Article paru dans le Nouvel Économiste.
Découragement sur le port de Marseille. alors que l’on croyait la réforme bien partie, les dockers ont repris le harcèlement.
Les professionnels du port ne savent plus à quel saint se vouer. Pendant des mois, ils ont attendu la mise en place de la réforme, ils se sont battus pour financer un plan social des plus coûteux, ils ont fait concessions sur concessions pour obtenir la paix sociale. Et la guérilla portuaire est toujours là. Grève nationale pour la convention collective, conflit local pour tout et pour rien. “Quand nous résolvons quatre problèmes, se plaint le président de la chambre de commerce qui joue les « Monsieur bons offices » une fois par semaine, il en sort quarante. C’est un harcèlement permanent”. La CGT entend tout simplement faire la démonstration que la loi est inapplicable et par le biais de la convention fait tout pour revenir à l’ancien statut, y compris le monopole syndical ou l’embauche préférentielle des fils de dockers. La période estivale offre un terrain de choix. Non planifiés, la réforme date de mai, les congés désorganisent les quais. Avec un peu de mauvaise volonté, rien ne va plus et certains navires ont déjà dû rebrousser chemin. Il manque 200 manutentionnaires pour tenir. Pas question pour la CGT de les laisser normalement embaucher en CDD (à 15 000 F/mois !) par les entreprises, il faut passer par le BCMO, le bureau central de la main‑d’œuvre. Retour pernicieux à la case départ que les acconiers refusent. Plutôt perdre des trafics que de revenir en arrière. Ils étudient discrètement la possibilité de se passer de personnels supplémentaires. Pour éviter un été chaud, au moment où les chiffres du trafic mensuel dénotent un frémissement, en particulier sur les conteneurs.

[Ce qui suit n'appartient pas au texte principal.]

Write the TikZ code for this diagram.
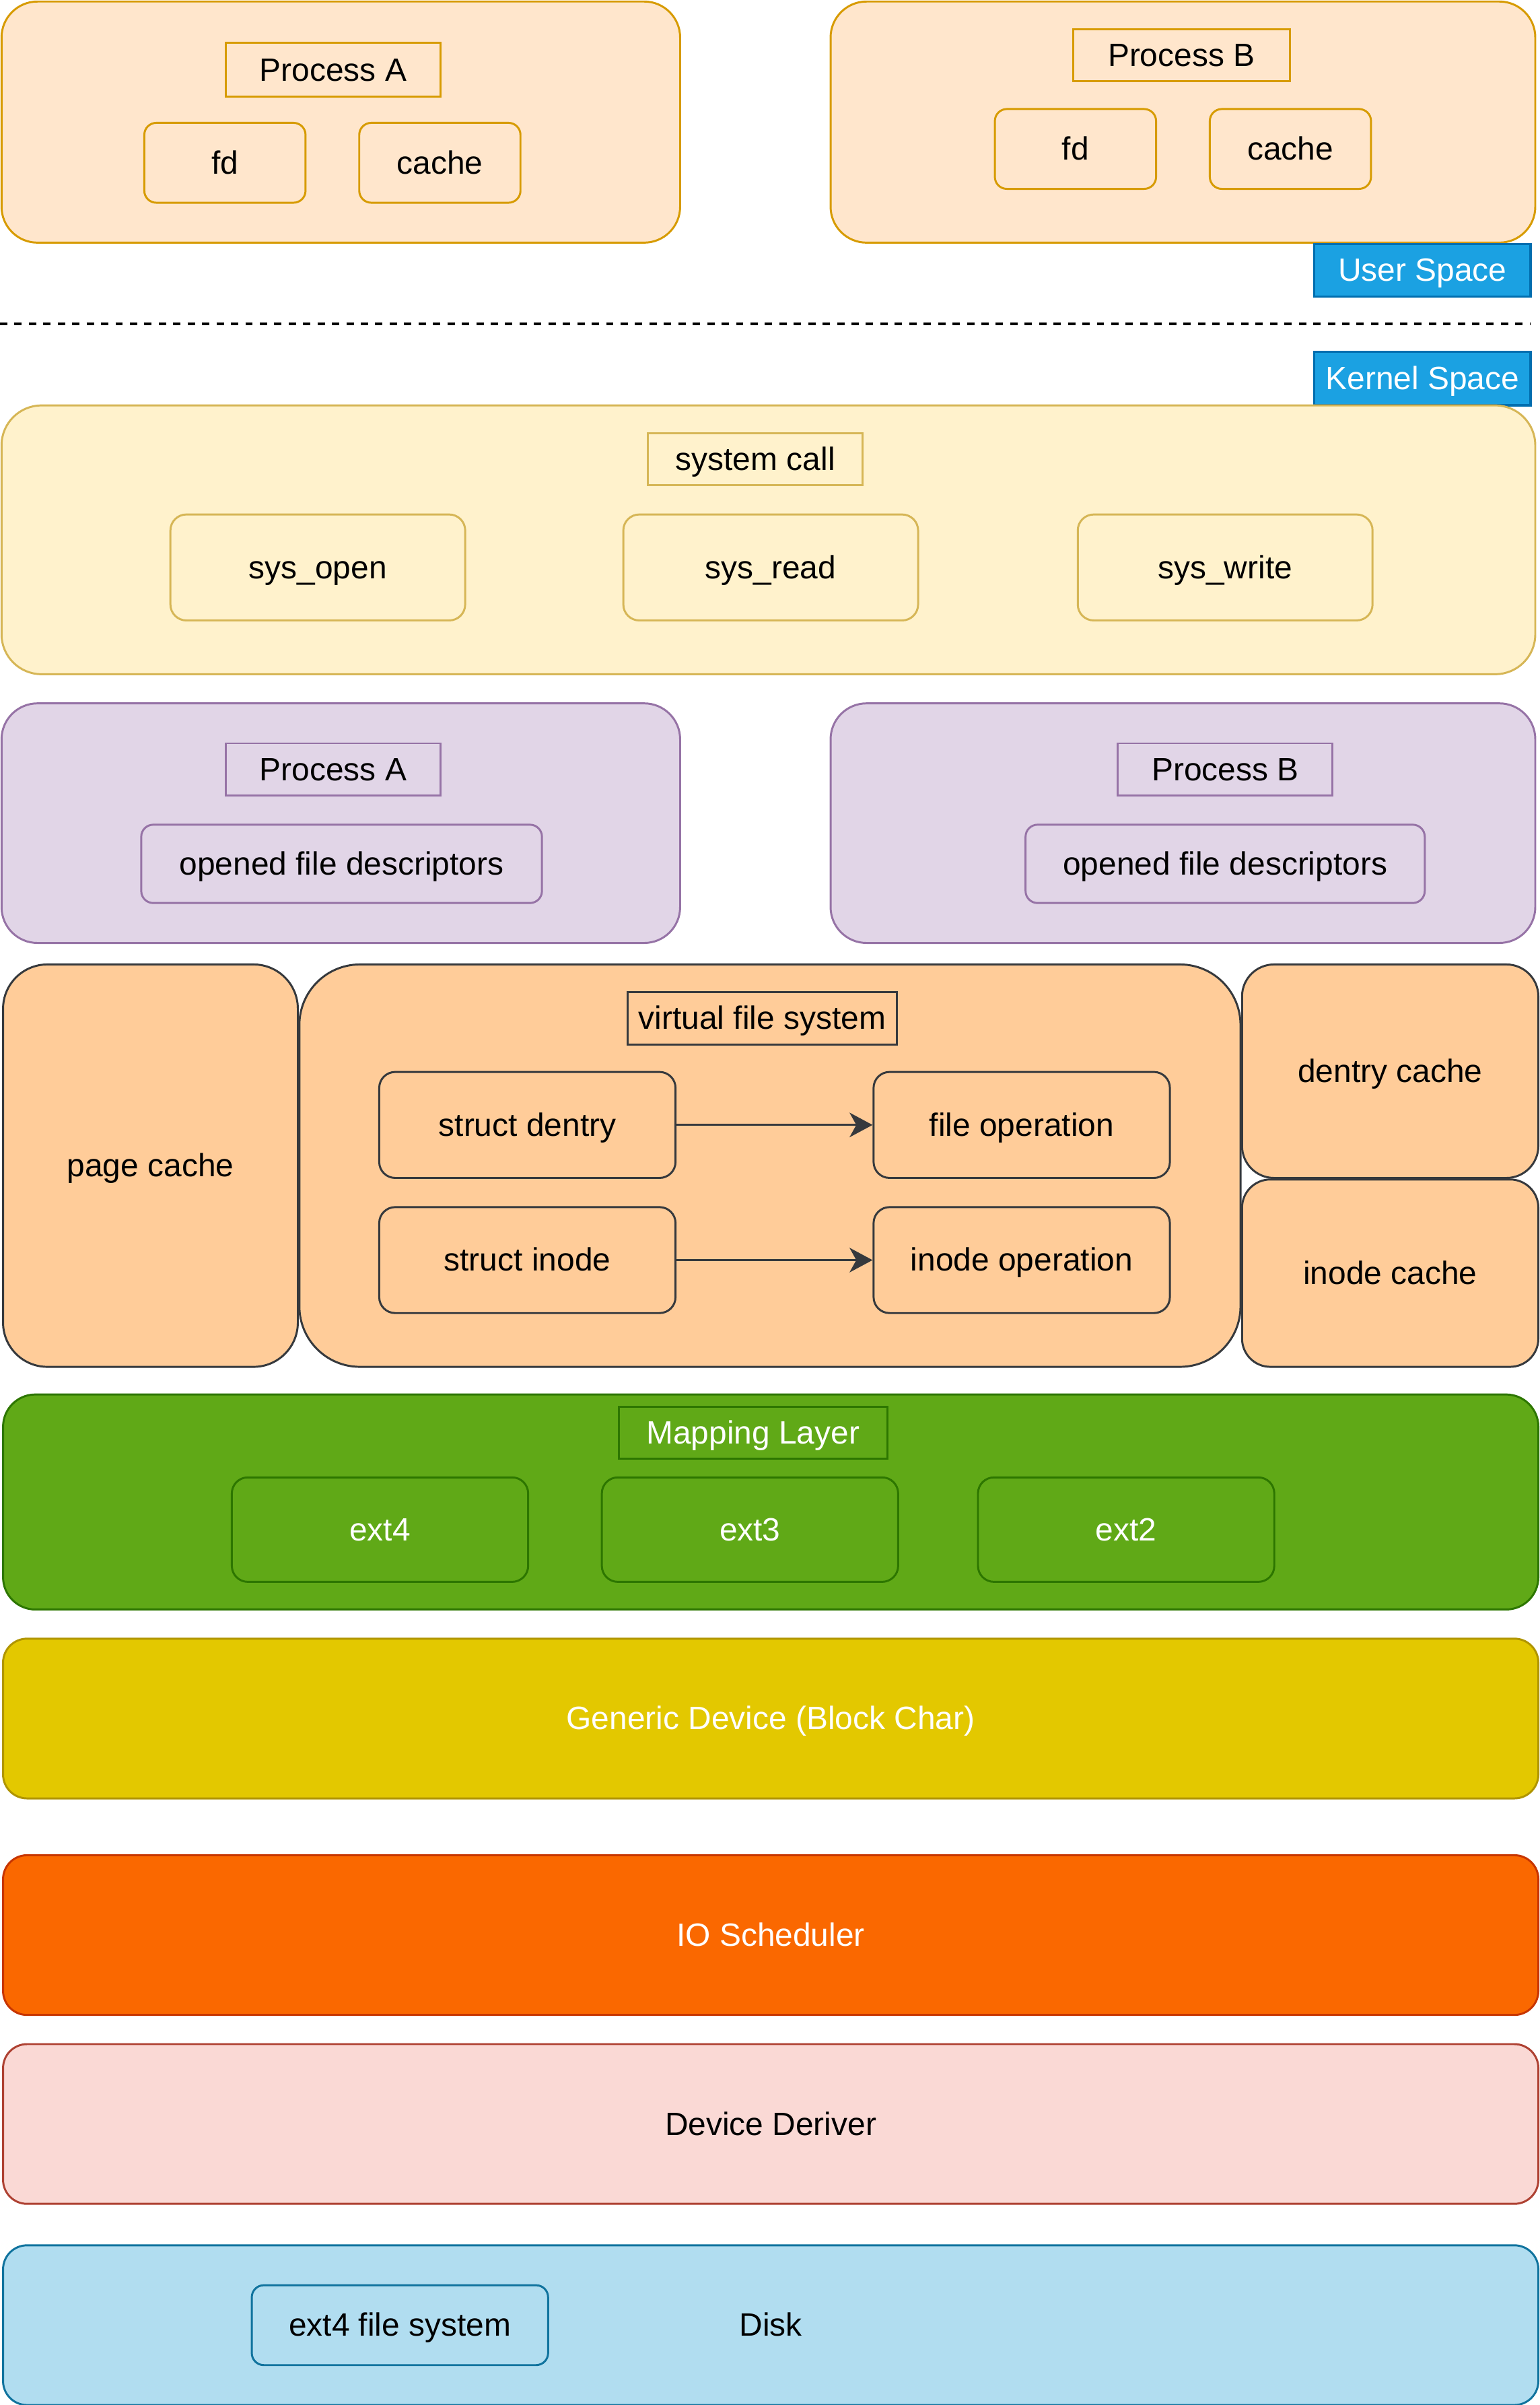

« Il faudra, si ça ne s’arrange pas que l’État intervienne, avoue déçu Raymond Vidil, patron de Marfret. La loi est votée, nous avons fait ce qui nous revenait. Il faut maintenant appliquer les textes ». L’heure est à la fermeté, côté patronal, pas encore à l’affrontement. Mais la tension monte. La Sncm, la Société nationale Corse Méditerranée menace de rabattre ses trafics corses vers Toulon. 500 000 personnes par an au bas mot. Un ras-le-bol qu’explique Patrick Berrest, président de l’Union maritime et fluviale et président de Sud Cargos : “Les trafics passagers sont très sensibles à la fiabilité d’un port. On ne peut pas travailler sans savoir chaque matin si les centaines de passagers qui comptent sur vous, vont pouvoir embarquer.” La CGT est là en conflit pour imposer des dockers à bord des navires alors qu’ils sont loin d’être indispensables.
Philosophe, le directeur du Port, François Perdrizet, espère résoudre les problèmes “les uns après les autres. Une réforme comme celle-là ne peut se réaliser en un jour”. Un optimisme raisonné que partagent les promoteurs d’une association nouvelle, “Marseille Europort”. Elle rassemble, pour la première fois dans une seule structure, le port, les professionnels à travers l’Union maritime et la Chambre de commerce. Objectifs : parler d’une seule voix, coordonner les efforts de promotion des trois partenaires, détecter la demande des armateurs, des importateurs et exportateurs. Si besoin adapter l’offre, tant en services qu’en équipements. Une démarche collective de marketing portuaire en quelque sorte. “Nous n’aurons plus d’excuses si nous échouons, relève le président de cette association, Patrick Berrest. Le port joue le jeu, la chambre est avec nous, nous sommes aux commandes de la promotion. Notre ambition est grande, nous sommes condamnés à réussir.”